**WHAT YOU ARE ASKED TO DO**
All of the data should be output character for character, except the pictures.

++++++

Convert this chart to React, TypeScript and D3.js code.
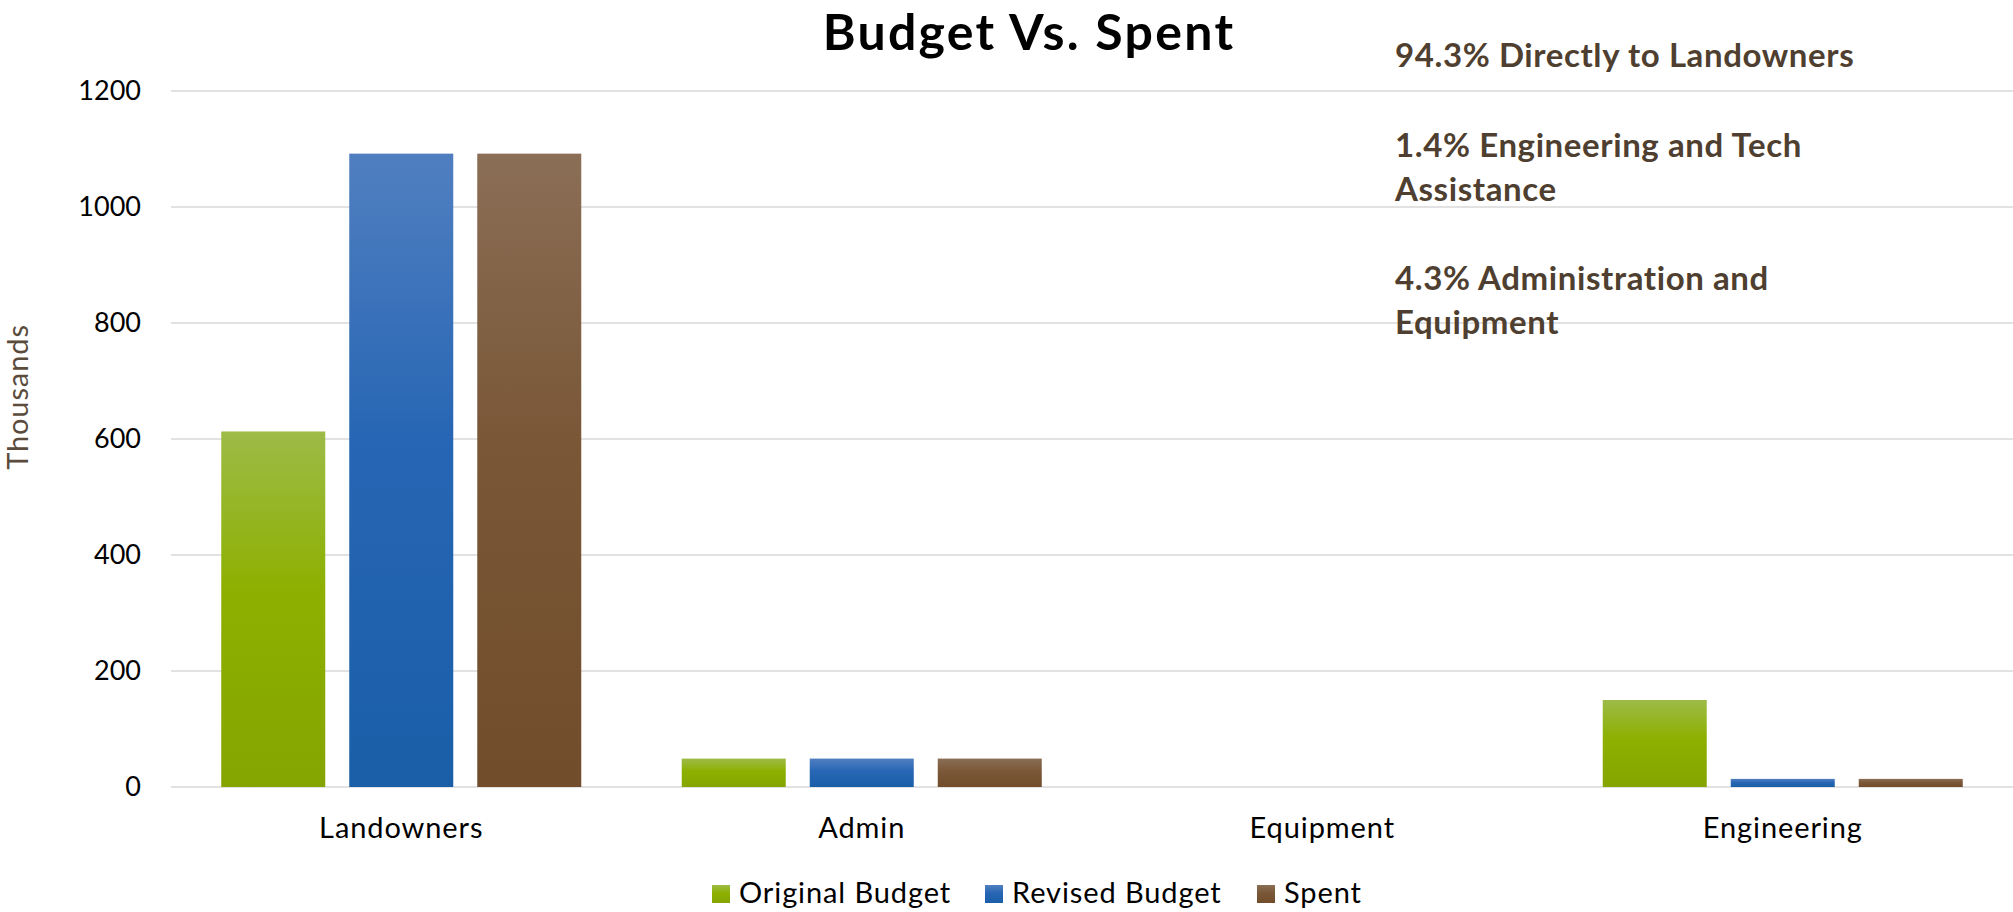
import * as React from 'react';
import * as d3 from 'd3';

const categories = ['Landowners', 'Admin', 'Equipment', 'Engineering'];
const originalBudget = [613, 49, 0, 150];
const revisedBudget = [1092, 49, 0, 14];
const spent = [1092, 49, 0, 14];
const yTicks = [0, 200, 400, 600, 800, 1000, 1200];
const seriesNames = ['Original Budget', 'Revised Budget', 'Spent'];
const notes = [
  ['94.3% Directly to Landowners'],
  ['1.4% Engineering and Tech', 'Assistance'],
  ['4.3% Administration and', 'Equipment'],
];

const W = 2013;
const H = 912;
const FONT = 'Lato, "Open Sans", sans-serif';

// light top -> base -> darker bottom, like the office gradient fill
const gradients = [
  { id: 'g-orig', stops: ['#9dbb47', '#8db000', '#84a500'] },
  { id: 'g-rev', stops: ['#507fc0', '#2766b4', '#1a5ea8'] },
  { id: 'g-spent', stops: ['#8a6e56', '#7a5737', '#714d2b'] },
];

const App: React.FC = () => {
  const margin = { top: 91, right: 0, bottom: 125, left: 171 };
  const series = [originalBudget, revisedBudget, spent];

  const x = d3.scaleBand<string>()
    .domain(categories)
    .range([margin.left, W - margin.right])
    .paddingInner(0.2182)
    .paddingOuter(0.1091);

  const xInner = d3.scaleBand<number>()
    .domain(d3.range(series.length))
    .range([0, x.bandwidth()])
    .paddingInner(0.1875);

  const y = d3.scaleLinear()
    .domain([0, 1200])
    .range([H - margin.bottom, margin.top]);

  const legendX = [712, 985, 1257];

  // note paragraphs: 44px line height, ~89px from a paragraph's last line to the next one
  let cursor = 67;
  const noteLines: { text: string; y: number }[] = [];
  notes.forEach(p => {
    p.forEach((l, j) => {
      noteLines.push({ text: l, y: cursor + j * 44 });
    });
    cursor += (p.length - 1) * 44 + 89.5;
  });

  return (
    <svg
      width={W}
      height={H}
      viewBox={`0 0 ${W} ${H}`}
      style={{ position: 'absolute', left: 0, top: 0, display: 'block', background: '#fff' }}
    >
      <defs>
        {gradients.map(g => (
          <linearGradient key={g.id} id={g.id} x1="0" y1="0" x2="0" y2="1">
            <stop offset="0%" stopColor={g.stops[0]} />
            <stop offset="45%" stopColor={g.stops[1]} />
            <stop offset="100%" stopColor={g.stops[2]} />
          </linearGradient>
        ))}
      </defs>

      {/* grid */}
      {yTicks.map(t => (
        <g key={t}>
          <line x1={margin.left} x2={W} y1={y(t)} y2={y(t)} stroke="#d9d9d9" strokeWidth={1.5} />
          <text x={141} y={y(t)} dy="0.35em" textAnchor="end" fontFamily={FONT} fontSize={27} fill="#000">
            {t}
          </text>
        </g>
      ))}

      {/* bars */}
      {categories.map((c, ci) => (
        <g key={c} transform={`translate(${x(c)},0)`}>
          {series.map((s, si) => (
            s[ci] > 0 ? (
              <rect
                key={si}
                x={xInner(si)}
                y={y(s[ci])}
                width={xInner.bandwidth()}
                height={y(0) - y(s[ci])}
                fill={`url(#${gradients[si].id})`}
              />
            ) : null
          ))}
        </g>
      ))}

      {/* category labels */}
      {categories.map(c => (
        <text
          key={c}
          x={(x(c) ?? 0) + x.bandwidth() / 2}
          y={838}
          textAnchor="middle"
          fontFamily={FONT}
          fontSize={29}
          letterSpacing={0.9}
          fill="#000"
        >
          {c}
        </text>
      ))}

      {/* axis title */}
      <text
        transform="translate(28,397) rotate(-90)"
        textAnchor="middle"
        fontFamily={FONT}
        fontSize={29}
        letterSpacing={0.9}
        fill="#5a4b3d"
      >
        Thousands
      </text>

      {/* title */}
      <text x={1029} y={50} textAnchor="middle" fontFamily={FONT} fontWeight="bold" fontSize={50} letterSpacing={2.3} fill="#000">
        Budget Vs. Spent
      </text>

      {/* notes */}
      {noteLines.map((l, i) => (
        <text key={i} x={1395} y={l.y} fontFamily={FONT} fontWeight="bold" fontSize={33} letterSpacing={0.6} fill="#4f3f30">
          {l.text}
        </text>
      ))}

      {/* legend */}
      {seriesNames.map((name, i) => (
        <g key={name} transform={`translate(${legendX[i]},885)`}>
          <rect width={18} height={18} fill={`url(#${gradients[i].id})`} />
          <text x={27} y={18} fontFamily={FONT} fontSize={29} letterSpacing={0.9} fill="#000">{name}</text>
        </g>
      ))}
    </svg>
  );
};

export default App;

++++++

**COMPLETED EXERCISE**
Convert this chart to React, TypeScript and D3.js code.
import * as React from 'react';
import * as d3 from 'd3';

const categories = ['Landowners', 'Admin', 'Equipment', 'Engineering'];
const originalBudget = [613, 49, 0, 150];
const revisedBudget = [1092, 49, 0, 14];
const spent = [1092, 49, 0, 14];
const yTicks = [0, 200, 400, 600, 800, 1000, 1200];
const seriesNames = ['Original Budget', 'Revised Budget', 'Spent'];
const notes = [
  ['94.3% Directly to Landowners'],
  ['1.4% Engineering and Tech', 'Assistance'],
  ['4.3% Administration and', 'Equipment'],
];

const W = 2013;
const H = 912;
const FONT = 'Lato, "Open Sans", sans-serif';

// light top -> base -> darker bottom, like the office gradient fill
const gradients = [
  { id: 'g-orig', stops: ['#9dbb47', '#8db000', '#84a500'] },
  { id: 'g-rev', stops: ['#507fc0', '#2766b4', '#1a5ea8'] },
  { id: 'g-spent', stops: ['#8a6e56', '#7a5737', '#714d2b'] },
];

const App: React.FC = () => {
  const margin = { top: 91, right: 0, bottom: 125, left: 171 };
  const series = [originalBudget, revisedBudget, spent];

  const x = d3.scaleBand<string>()
    .domain(categories)
    .range([margin.left, W - margin.right])
    .paddingInner(0.2182)
    .paddingOuter(0.1091);

  const xInner = d3.scaleBand<number>()
    .domain(d3.range(series.length))
    .range([0, x.bandwidth()])
    .paddingInner(0.1875);

  const y = d3.scaleLinear()
    .domain([0, 1200])
    .range([H - margin.bottom, margin.top]);

  const legendX = [712, 985, 1257];

  // note paragraphs: 44px line height, ~89px from a paragraph's last line to the next one
  let cursor = 67;
  const noteLines: { text: string; y: number }[] = [];
  notes.forEach(p => {
    p.forEach((l, j) => {
      noteLines.push({ text: l, y: cursor + j * 44 });
    });
    cursor += (p.length - 1) * 44 + 89.5;
  });

  return (
    <svg
      width={W}
      height={H}
      viewBox={`0 0 ${W} ${H}`}
      style={{ position: 'absolute', left: 0, top: 0, display: 'block', background: '#fff' }}
    >
      <defs>
        {gradients.map(g => (
          <linearGradient key={g.id} id={g.id} x1="0" y1="0" x2="0" y2="1">
            <stop offset="0%" stopColor={g.stops[0]} />
            <stop offset="45%" stopColor={g.stops[1]} />
            <stop offset="100%" stopColor={g.stops[2]} />
          </linearGradient>
        ))}
      </defs>

      {/* grid */}
      {yTicks.map(t => (
        <g key={t}>
          <line x1={margin.left} x2={W} y1={y(t)} y2={y(t)} stroke="#d9d9d9" strokeWidth={1.5} />
          <text x={141} y={y(t)} dy="0.35em" textAnchor="end" fontFamily={FONT} fontSize={27} fill="#000">
            {t}
          </text>
        </g>
      ))}

      {/* bars */}
      {categories.map((c, ci) => (
        <g key={c} transform={`translate(${x(c)},0)`}>
          {series.map((s, si) => (
            s[ci] > 0 ? (
              <rect
                key={si}
                x={xInner(si)}
                y={y(s[ci])}
                width={xInner.bandwidth()}
                height={y(0) - y(s[ci])}
                fill={`url(#${gradients[si].id})`}
              />
            ) : null
          ))}
        </g>
      ))}

      {/* category labels */}
      {categories.map(c => (
        <text
          key={c}
          x={(x(c) ?? 0) + x.bandwidth() / 2}
          y={838}
          textAnchor="middle"
          fontFamily={FONT}
          fontSize={29}
          letterSpacing={0.9}
          fill="#000"
        >
          {c}
        </text>
      ))}

      {/* axis title */}
      <text
        transform="translate(28,397) rotate(-90)"
        textAnchor="middle"
        fontFamily={FONT}
        fontSize={29}
        letterSpacing={0.9}
        fill="#5a4b3d"
      >
        Thousands
      </text>

      {/* title */}
      <text x={1029} y={50} textAnchor="middle" fontFamily={FONT} fontWeight="bold" fontSize={50} letterSpacing={2.3} fill="#000">
        Budget Vs. Spent
      </text>

      {/* notes */}
      {noteLines.map((l, i) => (
        <text key={i} x={1395} y={l.y} fontFamily={FONT} fontWeight="bold" fontSize={33} letterSpacing={0.6} fill="#4f3f30">
          {l.text}
        </text>
      ))}

      {/* legend */}
      {seriesNames.map((name, i) => (
        <g key={name} transform={`translate(${legendX[i]},885)`}>
          <rect width={18} height={18} fill={`url(#${gradients[i].id})`} />
          <text x={27} y={18} fontFamily={FONT} fontSize={29} letterSpacing={0.9} fill="#000">{name}</text>
        </g>
      ))}
    </svg>
  );
};

export default App;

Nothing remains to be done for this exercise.